Intelligent analytics continuously feed self-learning computers: and AI is capable of making huge decisions by mining vast oceans of data and considering millions of possible outcomes.

That data is coming from transactions, blockchain, social media, the IoT and elsewhere in the ecosystem — and it’s all housed in GBS. As the data gets deeper and more disparate, real-time analytics as a service is pulling out new insights and make them instantly actionable. Decisions are made faster than ever before — and with certainty.

Trend #5: Customer — seeing the individual in the crowds

By showing the wider enterprise how customers can be uniquely served, and the value this creates, GBS has redefined CRM for the whole organization.

Customer experience — whether for consumer, client, employee or candidate — is now a key differentiator and driver of value for organizations. Individualization is key: everyone is understood and their needs met, interfacing via their own preferred channels. The fully integrated digital GBS enables consistent transparency in customer interactions, anywhere in the world, and employees can leverage automation and cognitive computing to nurture more attuned individual customer relationships.

Trend #6: People — still a valuable resource

GBS is the hothouse for talent, finding and developing people, particularly in emerging markets, to bring into the main organization. This is redesigning career paths — rotational trainee programs include extensive GBS exposure, and future leaders are forged in its agile, innovative environment.

Widespread automation is, contrary to initial doubts, actually creating more value for employees: it is facilitating a focus on accelerated, high-value work. The ecosystem model is the norm, so collaboration and networking is key; where there’s chemistry there’s differentiation. And there’s satisfaction too: an end-to-end view of the organization’s processes and performance helps employees see the importance of their own role.

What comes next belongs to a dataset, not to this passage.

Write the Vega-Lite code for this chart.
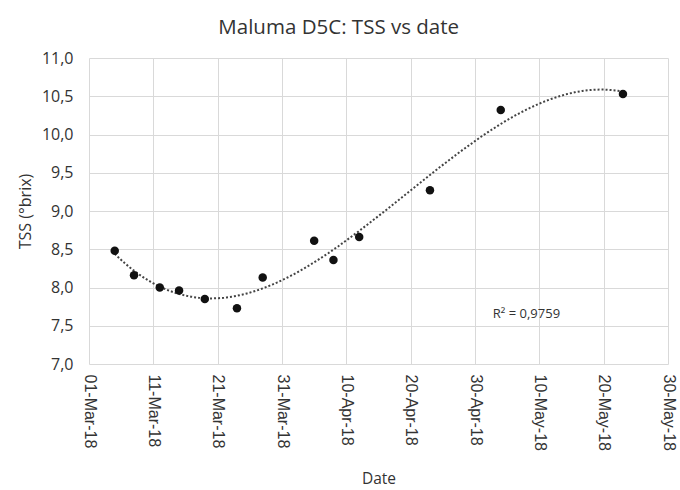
{
  "$schema": "https://vega.github.io/schema/vega-lite/v6.json",
  "width": 579,
  "height": 306,
  "autosize": {"type": "none"},
  "padding": {"left": 89, "top": 58, "right": 12, "bottom": 126},
  "background": "white",
  "title": {
    "text": "Maluma D5C: TSS vs date",
    "font": "Open Sans",
    "fontSize": 20.5,
    "fontWeight": "normal",
    "color": "#333333",
    "anchor": "middle",
    "frame": "bounds",
    "offset": 12,
    "dx": -8
  },
  "config": {
    "view": {"stroke": null},
    "axis": {"gridColor": "#d9d9d9", "gridWidth": 1, "domain": false, "ticks": false}
  },
  "data": {
    "values": [
      {"date": "2018-03-05T00:00:00", "tss": 8.48},
      {"date": "2018-03-08T00:00:00", "tss": 8.16},
      {"date": "2018-03-12T00:00:00", "tss": 8.00},
      {"date": "2018-03-15T00:00:00", "tss": 7.96},
      {"date": "2018-03-19T00:00:00", "tss": 7.85},
      {"date": "2018-03-24T00:00:00", "tss": 7.73},
      {"date": "2018-03-28T00:00:00", "tss": 8.13},
      {"date": "2018-04-05T00:00:00", "tss": 8.61},
      {"date": "2018-04-08T00:00:00", "tss": 8.36},
      {"date": "2018-04-12T00:00:00", "tss": 8.66},
      {"date": "2018-04-23T00:00:00", "tss": 9.27},
      {"date": "2018-05-04T00:00:00", "tss": 10.32},
      {"date": "2018-05-23T00:00:00", "tss": 10.53}
    ],
    "format": {"parse": {"date": "date"}}
  },
  "encoding": {
    "x": {
      "field": "date",
      "type": "temporal",
      "scale": {"domain": [{"year": 2018, "month": 3, "date": 1}, {"year": 2018, "month": 5, "date": 30}]},
      "axis": {
        "title": "Date",
        "values": [
          {"year": 2018, "month": 3, "date": 1},
          {"year": 2018, "month": 3, "date": 11},
          {"year": 2018, "month": 3, "date": 21},
          {"year": 2018, "month": 3, "date": 31},
          {"year": 2018, "month": 4, "date": 10},
          {"year": 2018, "month": 4, "date": 20},
          {"year": 2018, "month": 4, "date": 30},
          {"year": 2018, "month": 5, "date": 10},
          {"year": 2018, "month": 5, "date": 20},
          {"year": 2018, "month": 5, "date": 30}
        ],
        "format": "%d-%b-%y",
        "labelAngle": 90,
        "labelAlign": "left",
        "labelBaseline": "middle",
        "labelFont": "Liberation Sans",
        "labelFontSize": 16,
        "labelColor": "#333333",
        "labelPadding": 10,
        "labelOverlap": false,
        "labelFlush": false,
        "titleFont": "Open Sans",
        "titleFontSize": 15.5,
        "titleFontWeight": "normal",
        "titleColor": "#333333",
        "titlePadding": 21
      }
    },
    "y": {
      "field": "tss",
      "type": "quantitative",
      "scale": {"domain": [7, 11], "nice": false, "zero": false},
      "axis": {
        "title": "TSS (°brix)",
        "values": [7, 7.5, 8, 8.5, 9, 9.5, 10, 10.5, 11],
        "labelExpr": "replace(format(datum.value, '.1f'), '.', ',')",
        "labelFont": "Open Sans",
        "labelFontSize": 16,
        "labelColor": "#333333",
        "labelPadding": 16,
        "titleFont": "Open Sans",
        "titleFontSize": 16,
        "titleFontWeight": "normal",
        "titleColor": "#333333",
        "titlePadding": 8
      }
    }
  },
  "layer": [
    {
      "transform": [{"regression": "tss", "on": "date", "method": "poly", "order": 3}],
      "mark": {"type": "line", "color": "#444444", "strokeWidth": 2, "strokeDash": [2, 2]}
    },
    {
      "mark": {"type": "circle", "size": 72, "color": "#111111", "opacity": 1}
    },
    {
      "data": {"values": [{"date": "2018-05-08T00:00:00", "tss": 7.66, "label": "R² = 0,9759"}], "format": {"parse": {"date": "date"}}},
      "mark": {"type": "text", "font": "Open Sans", "fontSize": 13, "color": "#333333", "align": "center", "baseline": "middle"},
      "encoding": {"text": {"field": "label"}}
    }
  ]
}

Trend #7:  Acute awareness — risk and cybersecurity as daily considerations

The most successful companies, those fully embracing the potential of GBS, get these fundamentals right from day one: all areas of risk (including digital, cyber and financial) are daily considerations. These companies take huge risks in their strategies — but decisions that are driven by intelligent analytics, and made by cognitive computers, are much less “risky”. However, organizations like this are mostly virtual, so security demands the tightest cybersecurity. Accordingly, GBS centers of excellence are developing security bots capable of automatically testing every fiber of the cloud infrastructure for vulnerabilities without downtime.

Making this future happen

This is how EY sees the future of GBS: a highly effective, bespoke combination of automation, innovation, efficiency and technology, all tied together with human connections and insight, driving unique streams of value for the organization.

So how can you make this future happen?

There are three overarching steps in the GBS evolution:

  • Address maximum efficiency
  • Embrace automation and innovation
  • Drive value

The journey firstly achieves maximum efficiency, and via automation and innovation drives the organization’s activities ever-further up the value chain — taking processes, technology and people with it.

However, there are no shortcuts. While it’s not a linear A to B journey, each step has to be taken to yield all the potential benefits.

From the very beginning of the digital- and value-based transformation that GBS will drive, governance will be critical: organizations must map out SLAs and establish disciplined reporting lines for processes at the design stage so that GBS governance covers the whole organization; creating a GBS board that represents every function will avoid complications and enable GBS to focus on value-adding strategy.

And once again the key ingredient will be people: the transformation will rely on a strong corporate mandate, effective change management and collaboration. Working toward people excellence will become critical as roles (C-suite included) will be repurposed to become more business-focused.

There will be challenges, without a doubt. But they will be worth it. And it’s now up to organizations to define their own transformation and yield their advantage — before their competitors do.